## start

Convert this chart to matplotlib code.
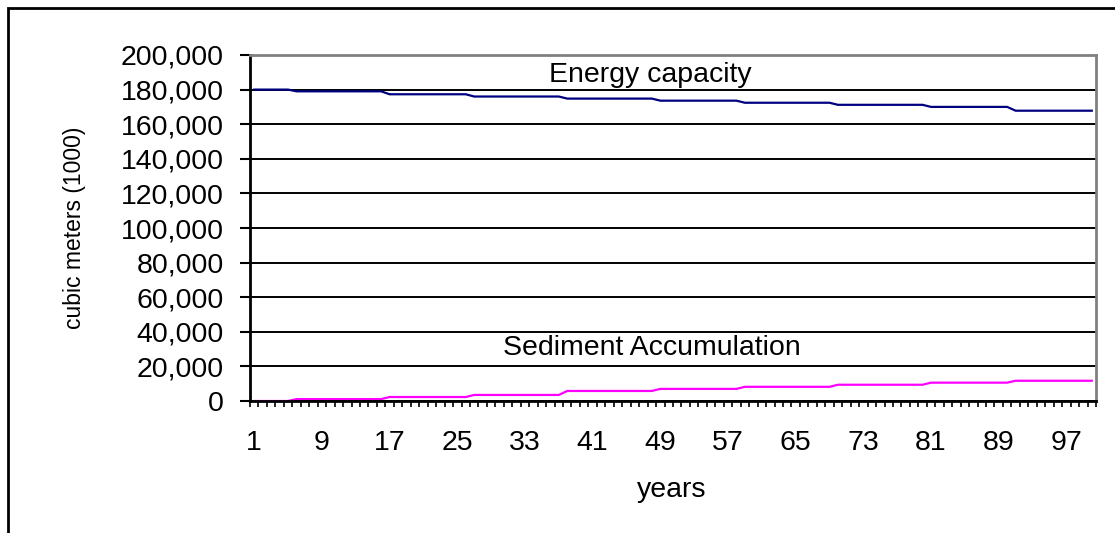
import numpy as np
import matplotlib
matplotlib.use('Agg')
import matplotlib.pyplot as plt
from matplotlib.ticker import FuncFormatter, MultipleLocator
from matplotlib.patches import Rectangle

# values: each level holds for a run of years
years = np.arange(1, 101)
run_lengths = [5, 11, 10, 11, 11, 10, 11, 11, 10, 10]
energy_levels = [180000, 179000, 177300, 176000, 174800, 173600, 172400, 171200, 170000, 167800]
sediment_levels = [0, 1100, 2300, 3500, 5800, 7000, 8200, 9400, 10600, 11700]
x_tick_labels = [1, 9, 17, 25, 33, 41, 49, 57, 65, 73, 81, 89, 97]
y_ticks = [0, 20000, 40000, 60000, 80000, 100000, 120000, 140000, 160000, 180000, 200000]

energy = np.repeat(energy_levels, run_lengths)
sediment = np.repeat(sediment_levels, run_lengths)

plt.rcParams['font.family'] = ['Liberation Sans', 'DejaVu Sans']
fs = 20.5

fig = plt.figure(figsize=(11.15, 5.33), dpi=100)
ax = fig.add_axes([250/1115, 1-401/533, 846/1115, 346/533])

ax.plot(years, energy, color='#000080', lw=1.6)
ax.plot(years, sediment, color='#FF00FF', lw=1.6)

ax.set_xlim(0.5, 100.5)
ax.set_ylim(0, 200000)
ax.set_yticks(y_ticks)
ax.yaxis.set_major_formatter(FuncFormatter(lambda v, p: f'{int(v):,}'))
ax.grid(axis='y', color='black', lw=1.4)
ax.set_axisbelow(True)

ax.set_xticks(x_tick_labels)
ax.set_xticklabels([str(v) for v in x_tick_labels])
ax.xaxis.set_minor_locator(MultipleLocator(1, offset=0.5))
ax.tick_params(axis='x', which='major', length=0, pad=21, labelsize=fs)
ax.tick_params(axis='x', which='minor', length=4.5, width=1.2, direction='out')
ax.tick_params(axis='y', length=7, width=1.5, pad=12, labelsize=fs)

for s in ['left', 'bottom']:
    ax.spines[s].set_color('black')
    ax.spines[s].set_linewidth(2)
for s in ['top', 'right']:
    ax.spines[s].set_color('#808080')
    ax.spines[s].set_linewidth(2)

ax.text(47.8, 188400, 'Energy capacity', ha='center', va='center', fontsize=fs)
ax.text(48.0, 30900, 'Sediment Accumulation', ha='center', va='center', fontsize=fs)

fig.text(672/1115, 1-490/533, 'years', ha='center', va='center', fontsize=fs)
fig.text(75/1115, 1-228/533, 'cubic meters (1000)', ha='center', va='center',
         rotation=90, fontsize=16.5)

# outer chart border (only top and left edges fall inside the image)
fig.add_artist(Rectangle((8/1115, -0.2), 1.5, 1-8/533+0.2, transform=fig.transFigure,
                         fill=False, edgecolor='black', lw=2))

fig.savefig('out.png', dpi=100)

## end
## start

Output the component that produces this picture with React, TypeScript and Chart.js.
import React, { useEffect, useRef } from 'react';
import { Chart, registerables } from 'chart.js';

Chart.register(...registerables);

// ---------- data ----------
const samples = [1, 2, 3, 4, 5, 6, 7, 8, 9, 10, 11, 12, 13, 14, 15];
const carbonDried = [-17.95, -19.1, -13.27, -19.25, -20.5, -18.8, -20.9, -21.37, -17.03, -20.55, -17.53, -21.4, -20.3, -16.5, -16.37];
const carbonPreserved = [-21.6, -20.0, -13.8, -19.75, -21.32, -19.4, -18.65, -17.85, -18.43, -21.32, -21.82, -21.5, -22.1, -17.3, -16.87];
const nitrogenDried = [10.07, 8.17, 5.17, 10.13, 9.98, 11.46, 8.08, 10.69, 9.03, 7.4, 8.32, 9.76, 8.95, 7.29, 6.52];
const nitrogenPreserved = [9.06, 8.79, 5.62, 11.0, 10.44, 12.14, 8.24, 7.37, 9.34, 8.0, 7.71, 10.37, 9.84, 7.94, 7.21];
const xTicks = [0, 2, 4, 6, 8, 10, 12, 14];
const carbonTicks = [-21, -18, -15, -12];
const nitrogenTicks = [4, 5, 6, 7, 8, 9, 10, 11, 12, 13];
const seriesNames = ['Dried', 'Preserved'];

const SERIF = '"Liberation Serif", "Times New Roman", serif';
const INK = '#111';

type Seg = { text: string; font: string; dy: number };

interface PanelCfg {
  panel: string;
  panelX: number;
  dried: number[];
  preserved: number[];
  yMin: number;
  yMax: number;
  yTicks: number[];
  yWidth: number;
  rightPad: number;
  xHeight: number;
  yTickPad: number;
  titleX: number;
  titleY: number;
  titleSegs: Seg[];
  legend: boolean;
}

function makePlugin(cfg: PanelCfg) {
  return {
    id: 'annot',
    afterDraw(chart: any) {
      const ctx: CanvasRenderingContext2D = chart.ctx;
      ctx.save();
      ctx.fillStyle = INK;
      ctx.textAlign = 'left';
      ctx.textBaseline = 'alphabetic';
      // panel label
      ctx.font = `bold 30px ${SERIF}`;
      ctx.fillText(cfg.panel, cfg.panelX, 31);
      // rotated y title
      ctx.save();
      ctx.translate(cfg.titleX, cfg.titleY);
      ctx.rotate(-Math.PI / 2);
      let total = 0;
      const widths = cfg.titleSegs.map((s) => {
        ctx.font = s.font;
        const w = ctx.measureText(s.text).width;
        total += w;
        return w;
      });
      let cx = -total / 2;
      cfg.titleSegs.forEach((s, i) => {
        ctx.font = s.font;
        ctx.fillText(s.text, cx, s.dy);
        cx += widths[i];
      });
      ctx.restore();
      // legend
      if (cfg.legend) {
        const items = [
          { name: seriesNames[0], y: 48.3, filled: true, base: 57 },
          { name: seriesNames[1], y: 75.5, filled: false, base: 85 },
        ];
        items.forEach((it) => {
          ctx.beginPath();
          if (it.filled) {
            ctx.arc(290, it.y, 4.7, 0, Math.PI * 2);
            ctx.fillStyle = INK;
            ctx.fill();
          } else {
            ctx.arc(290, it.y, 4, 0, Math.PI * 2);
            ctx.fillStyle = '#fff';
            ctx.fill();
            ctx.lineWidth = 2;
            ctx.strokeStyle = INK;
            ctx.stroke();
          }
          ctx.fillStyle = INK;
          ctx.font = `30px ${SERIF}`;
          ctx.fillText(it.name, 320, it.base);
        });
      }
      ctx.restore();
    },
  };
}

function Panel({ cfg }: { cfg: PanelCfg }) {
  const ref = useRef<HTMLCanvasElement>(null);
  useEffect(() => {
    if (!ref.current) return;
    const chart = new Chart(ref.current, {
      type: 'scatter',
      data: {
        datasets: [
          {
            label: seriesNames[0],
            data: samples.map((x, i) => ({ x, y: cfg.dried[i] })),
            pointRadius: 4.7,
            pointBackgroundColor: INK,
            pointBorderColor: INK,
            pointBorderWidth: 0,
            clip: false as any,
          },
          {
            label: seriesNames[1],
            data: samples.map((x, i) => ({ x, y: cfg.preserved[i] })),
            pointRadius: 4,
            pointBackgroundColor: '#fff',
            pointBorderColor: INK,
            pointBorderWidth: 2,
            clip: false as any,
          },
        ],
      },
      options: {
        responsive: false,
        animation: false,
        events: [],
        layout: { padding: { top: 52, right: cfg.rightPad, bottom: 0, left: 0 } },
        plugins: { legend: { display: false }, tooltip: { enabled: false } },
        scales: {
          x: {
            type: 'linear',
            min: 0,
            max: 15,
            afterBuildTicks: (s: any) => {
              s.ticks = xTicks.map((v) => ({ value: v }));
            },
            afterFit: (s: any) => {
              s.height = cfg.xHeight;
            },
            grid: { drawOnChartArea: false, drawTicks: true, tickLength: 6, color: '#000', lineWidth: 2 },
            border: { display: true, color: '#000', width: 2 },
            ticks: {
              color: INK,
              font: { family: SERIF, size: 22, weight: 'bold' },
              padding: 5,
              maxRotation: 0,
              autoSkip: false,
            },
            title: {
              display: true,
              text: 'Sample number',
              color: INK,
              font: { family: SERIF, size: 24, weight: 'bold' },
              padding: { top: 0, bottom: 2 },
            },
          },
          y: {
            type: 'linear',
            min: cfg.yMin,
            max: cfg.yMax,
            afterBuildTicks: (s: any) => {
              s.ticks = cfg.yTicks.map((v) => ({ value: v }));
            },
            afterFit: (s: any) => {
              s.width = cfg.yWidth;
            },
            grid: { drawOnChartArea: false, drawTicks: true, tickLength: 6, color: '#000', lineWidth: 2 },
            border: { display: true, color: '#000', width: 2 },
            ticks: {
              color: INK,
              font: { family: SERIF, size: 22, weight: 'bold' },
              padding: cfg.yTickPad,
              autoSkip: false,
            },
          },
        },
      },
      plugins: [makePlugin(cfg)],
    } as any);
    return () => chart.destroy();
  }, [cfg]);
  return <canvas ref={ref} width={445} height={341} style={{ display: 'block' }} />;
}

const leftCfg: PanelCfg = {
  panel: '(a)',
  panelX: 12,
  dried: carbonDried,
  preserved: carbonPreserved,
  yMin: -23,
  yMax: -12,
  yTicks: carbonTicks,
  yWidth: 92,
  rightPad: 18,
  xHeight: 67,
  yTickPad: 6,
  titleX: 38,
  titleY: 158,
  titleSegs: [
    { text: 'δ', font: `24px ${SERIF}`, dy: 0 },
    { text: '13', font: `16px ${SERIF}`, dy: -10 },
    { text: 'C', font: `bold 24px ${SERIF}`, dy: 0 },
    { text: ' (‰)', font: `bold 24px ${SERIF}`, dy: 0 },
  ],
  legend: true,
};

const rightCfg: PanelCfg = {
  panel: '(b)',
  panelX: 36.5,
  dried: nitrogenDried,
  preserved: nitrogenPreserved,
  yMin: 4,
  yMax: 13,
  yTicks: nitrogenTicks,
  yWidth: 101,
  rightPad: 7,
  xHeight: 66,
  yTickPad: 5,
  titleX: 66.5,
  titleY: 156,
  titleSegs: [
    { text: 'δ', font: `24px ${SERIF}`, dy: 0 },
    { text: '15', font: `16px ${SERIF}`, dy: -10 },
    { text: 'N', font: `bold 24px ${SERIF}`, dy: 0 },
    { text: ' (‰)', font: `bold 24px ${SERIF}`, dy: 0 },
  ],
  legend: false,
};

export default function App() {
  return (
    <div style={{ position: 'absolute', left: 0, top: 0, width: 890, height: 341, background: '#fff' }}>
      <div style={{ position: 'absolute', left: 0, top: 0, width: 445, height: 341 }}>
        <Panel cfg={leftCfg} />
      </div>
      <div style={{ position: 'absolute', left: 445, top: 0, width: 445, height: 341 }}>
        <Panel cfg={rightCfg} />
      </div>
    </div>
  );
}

## end

▶ _TASK PROMPT_:
In the listing above, find the line containing "Convert this chart to matplotlib code." and the line containing "ax.plot(years, sediment, color='#FF00FF', lw=1.6)", then output those two lines and everything between them exactly as written, without the images.

▶ _RESULT FOR THIS TASK_:
Convert this chart to matplotlib code.
import numpy as np
import matplotlib
matplotlib.use('Agg')
import matplotlib.pyplot as plt
from matplotlib.ticker import FuncFormatter, MultipleLocator
from matplotlib.patches import Rectangle

# values: each level holds for a run of years
years = np.arange(1, 101)
run_lengths = [5, 11, 10, 11, 11, 10, 11, 11, 10, 10]
energy_levels = [180000, 179000, 177300, 176000, 174800, 173600, 172400, 171200, 170000, 167800]
sediment_levels = [0, 1100, 2300, 3500, 5800, 7000, 8200, 9400, 10600, 11700]
x_tick_labels = [1, 9, 17, 25, 33, 41, 49, 57, 65, 73, 81, 89, 97]
y_ticks = [0, 20000, 40000, 60000, 80000, 100000, 120000, 140000, 160000, 180000, 200000]

energy = np.repeat(energy_levels, run_lengths)
sediment = np.repeat(sediment_levels, run_lengths)

plt.rcParams['font.family'] = ['Liberation Sans', 'DejaVu Sans']
fs = 20.5

fig = plt.figure(figsize=(11.15, 5.33), dpi=100)
ax = fig.add_axes([250/1115, 1-401/533, 846/1115, 346/533])

ax.plot(years, energy, color='#000080', lw=1.6)
ax.plot(years, sediment, color='#FF00FF', lw=1.6)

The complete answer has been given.